Kyrgios bückte sich nach unten, doch prügelte er nicht auf die Utensilien seines Gegners ein, er nahm vielmehr die herunterbaumelnde Akkreditierung von Murray und legte sie vorsichtig zurück auf die Tasche. Dann schlich er zurück an die Grundlinie, absolvierte die letzten Ballwechsel der Partie und gab Murray nach dem 5:7, 3:6, 6:4, 1:6 artig die Hand. "Ich glaube, dass ich mich auf dem richtigen Weg befinde - ich lerne aus meinen Fehlern", sagte er danach: "Niemand ist im Alter von 20 Jahren schon perfekt. Wer das ist, der möge sich nun bitte melden!" Kurze Pause, dann sagte er: "Dachte ich mir doch."

Gewiss, Kyrgios hatte sich nicht wie ein Pfadfinder benommen bei dieser Partie, das hatte er schon zuvor angekündigt: "Ich werde mich zusammenreißen, ich werde aber schon Emotionen zeigen und versuchen, weiterhin ich selbst zu sein." Das bedeutete an diesem Dienstagabend: Er warf hin und wieder seinen Schläger zu Boden - jedoch so sanft, dass er heil blieb. Während zwei Spielpausen tat er so, als würde er einschlafen ("Ein kleines Nickerchen - die tun gut.").

Nach spektakulären Schlägen und beeindruckenden Ballwechseln ließ er sich feiern, wie das gewöhnlich Akteure der Showsportart Wrestling tun. Und gegen Ende der Partie beschwerte er sich bei seiner Entourage, dass die ihm einen schlecht bespannten Schläger zur Verfügung gestellt hätten.

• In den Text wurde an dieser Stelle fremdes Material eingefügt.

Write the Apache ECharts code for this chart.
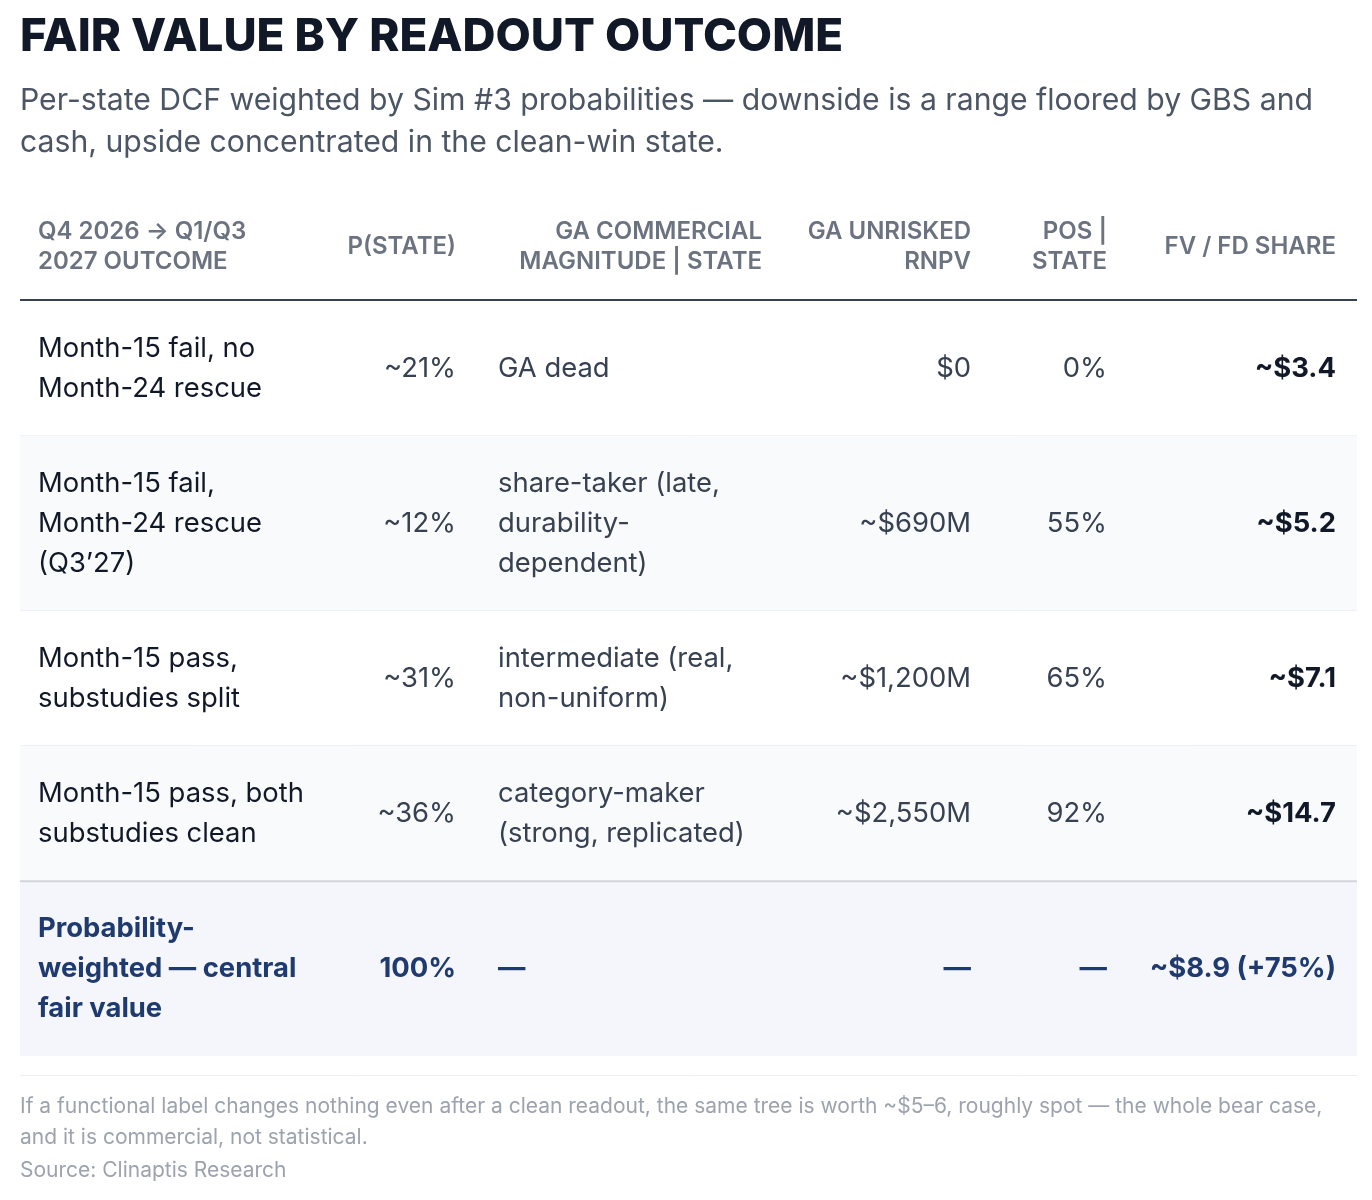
<!DOCTYPE html>
<html lang="en">
<head>
<meta charset="utf-8">
<title>Fair value by readout outcome</title>
<script src="https://cdn.jsdelivr.net/npm/echarts@6/dist/echarts.min.js"></script>
<style>
  html, body { margin: 0; padding: 0; background: #fff; }
  #main { width: 1372px; height: 1200px; }
</style>
</head>
<body>
<div id="main"></div>
<script>
// table data, one array per column
var headers = ['Q4 2026 \u2192 Q1/Q3\n2027 OUTCOME', 'P(STATE)', 'GA COMMERCIAL\nMAGNITUDE | STATE', 'GA UNRISKED\nRNPV', 'POS |\nSTATE', 'FV / FD SHARE'];
var outcomes = ['Month-15 fail, no\nMonth-24 rescue', 'Month-15 fail,\nMonth-24 rescue\n(Q3\u201927)', 'Month-15 pass,\nsubstudies split', 'Month-15 pass, both\nsubstudies clean', 'Probability-\nweighted \u2014 central\nfair value'];
var pState = ['~21%', '~12%', '~31%', '~36%', '100%'];
var magnitude = ['GA dead', 'share-taker (late,\ndurability-\ndependent)', 'intermediate (real,\nnon-uniform)', 'category-maker\n(strong, replicated)', '\u2014'];
var rnpv = ['$0', '~$690M', '~$1,200M', '~$2,550M', '\u2014'];
var pos = ['0%', '55%', '65%', '92%', '\u2014'];
var fvShare = ['~$3.4', '~$5.2', '~$7.1', '~$14.7', '~$8.9 (+75%)'];

var titleText = 'FAIR VALUE BY READOUT OUTCOME';
var subText = 'Per-state DCF weighted by Sim #3 probabilities \u2014 downside is a range floored by GBS and\ncash, upside concentrated in the clean-win state.';
var noteText = 'If a functional label changes nothing even after a clean readout, the same tree is worth ~$5\u20136, roughly spot \u2014 the whole bear case,\nand it is commercial, not statistical.';
var sourceText = 'Source: Clinaptis Research';

var FONT = 'Inter, "Noto Sans", sans-serif';
var columns = [outcomes, pState, magnitude, rnpv, pos, fvShare];
// anchors relative to table left edge
var bodyCols = [
  { x: 18, align: 'left' },
  { x: 436, align: 'right' },
  { x: 478, align: 'left' },
  { x: 951, align: 'right' },
  { x: 1087, align: 'right' },
  { x: 1316, align: 'right' }
];
var headCols = [
  { x: 18, align: 'left' },
  { x: 436, align: 'right' },
  { x: 742, align: 'right' },
  { x: 951, align: 'right' },
  { x: 1087, align: 'right' },
  { x: 1316, align: 'right' }
];
var TABLE_W = 1337;
var PAD = 28, LINE = 39.5;

// row heights from the number of wrapped lines
var rowStart = [], rowEnd = [];
var acc = 0;
outcomes.forEach(function (o, i) {
  var lines = 1;
  columns.forEach(function (col) { lines = Math.max(lines, col[i].split('\n').length); });
  rowStart.push(acc);
  acc += PAD * 2 + lines * LINE;
  rowEnd.push(acc);
});
var total = acc;
var lastRow = outcomes.length - 1;

var chart = echarts.init(document.getElementById('main'));

function renderRow(params, api) {
  var i = api.value(0);
  var p0 = api.coord([0, rowStart[i]]);
  var p1 = api.coord([TABLE_W, rowEnd[i]]);
  var cy = (p0[1] + p1[1]) / 2;
  var isTotal = i === lastRow;
  var kids = [];
  var bg = isTotal ? '#f4f6fb' : (i % 2 === 1 ? '#f9fafb' : '#ffffff');
  kids.push({ type: 'rect', shape: { x: p0[0], y: p0[1], width: p1[0] - p0[0], height: p1[1] - p0[1] }, style: { fill: bg } });
  if (isTotal) {
    kids.push({ type: 'line', shape: { x1: p0[0], y1: p0[1], x2: p1[0], y2: p0[1] }, style: { stroke: '#d1d5db', lineWidth: 2 } });
  } else if (i < lastRow - 1) {
    kids.push({ type: 'line', shape: { x1: p0[0], y1: p1[1] - 0.5, x2: p1[0], y2: p1[1] - 0.5 }, style: { stroke: '#eef0f3', lineWidth: 1 } });
  }
  columns.forEach(function (col, c) {
    var xy = api.coord([bodyCols[c].x, 0]);
    var color = isTotal ? '#1e3a6e' : (c === 0 || c === 5 ? '#111827' : '#374151');
    kids.push({
      type: 'text',
      style: {
        text: col[i],
        x: xy[0],
        y: cy,
        align: bodyCols[c].align,
        verticalAlign: 'middle',
        lineHeight: 40,
        fontSize: 27.4,
        fontFamily: FONT,
        fontWeight: (isTotal || c === 5) ? 700 : 400,
        fill: color
      }
    });
  });
  return { type: 'group', children: kids };
}

var graphics = [
  { type: 'text', left: 20, top: 14, style: { text: titleText, fontSize: 45.7, fontWeight: 800, fontFamily: FONT, fill: '#111827' } },
  { type: 'text', left: 20, top: 80, style: { text: subText, fontSize: 30.2, lineHeight: 42, fontFamily: FONT, fill: '#4b5563' } },
  { type: 'line', shape: { x1: 20, y1: 300, x2: 1357, y2: 300 }, style: { stroke: '#374151', lineWidth: 2 } },
  { type: 'line', shape: { x1: 20, y1: 1075.5, x2: 1357, y2: 1075.5 }, style: { stroke: '#eceef1', lineWidth: 1 } },
  { type: 'text', left: 20, top: 1091, style: { text: noteText, fontSize: 21, lineHeight: 31, fontFamily: FONT, fill: '#9ca3af' } },
  { type: 'text', left: 20, top: 1155, style: { text: sourceText, fontSize: 21, lineHeight: 31, fontFamily: FONT, fill: '#9ca3af' } }
];
headers.forEach(function (h, c) {
  graphics.push({
    type: 'text',
    x: 20 + headCols[c].x,
    y: 247,
    style: {
      text: h,
      align: headCols[c].align,
      verticalAlign: 'middle',
      fontSize: 24,
      lineHeight: 30,
      fontWeight: 600,
      fontFamily: FONT,
      fill: '#6b7280'
    }
  });
});

var option = {
  animation: false,
  backgroundColor: '#ffffff',
  grid: { left: 20, top: 301, width: TABLE_W, height: 755 },
  xAxis: { type: 'value', min: 0, max: TABLE_W, show: false },
  yAxis: { type: 'value', min: 0, max: total, inverse: true, show: false },
  graphic: graphics,
  series: [{
    type: 'custom',
    renderItem: renderRow,
    clip: false,
    data: outcomes.map(function (o, i) { return [i]; })
  }]
};
chart.setOption(option);
</script>
</body>
</html>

Alles im Rahmen also - und beinahe vorbildlich für einen, der sich nur allzu gerne als böser Bube des Tennis stilisiert und der zuletzt aufgrund einer unbedachten Äußerung während einer Partie gegen Stanislas Wawrinka ("Kokkinakis hat Deine Freundin geknallt - sorry, dass ich Dir das sagen muss") mit einer Bewährungsstrafe bedacht worden ist: Sollte er sich in den kommenden sechs Monaten Ausraster im Wert von 5000 Dollar leisten, dann wird er für 28 Tage suspendiert und muss 25 000 Dollar bezahlen. Die Flegeleien des Australiers hatten gar dazu geführt, dass Rafael Nadal sich geweigert haben soll, bei einer Benefiz-Veranstaltung gemeinsam mit ihm auf dem Platz zu stehen.

"Ich weiß gar nicht, woher ich diesen Ruf habe", sagt er nach der Partie und guckte dabei wie ein kleiner Schulbub, der vom Lehrer grundlos gerüffelt worden ist: "Ich bin nun mal ein emotionaler Typ, so war ich schon immer." Er habe nun aber die Vorbereitung mit Mentor Lleyton Hewitt dazu genutzt, die Emotionen zu kanalisieren und in kniffligen Situationen einen kühlen Kopf zu bewahren. Was er noch gelernt habe aus der Affäre wegen seiner Äußerungen aus der Partie gegen Wawrinka: "Hin und wieder mal die Fresse halten."

Er ist ein beeindruckender Entertainer, dieser Nick Kyrgios. Er hat nun in der ersten Runde der US Open gegen einen der besten Spieler der Welt verloren, das kann passieren. Er hat das Publikum dennoch mit einigen schönen Schlägen und durch auffälliges, aber regelkonformes Benehmen begeistert. Das muss sich noch nicht vom verrückten Australier verabschieden. Der junge Mann wird in der Mixed-Konkurrenz mit der Kanadierin Eugenie Bouchard antreten. Die erste Partie ist für Donnerstag angesetzt.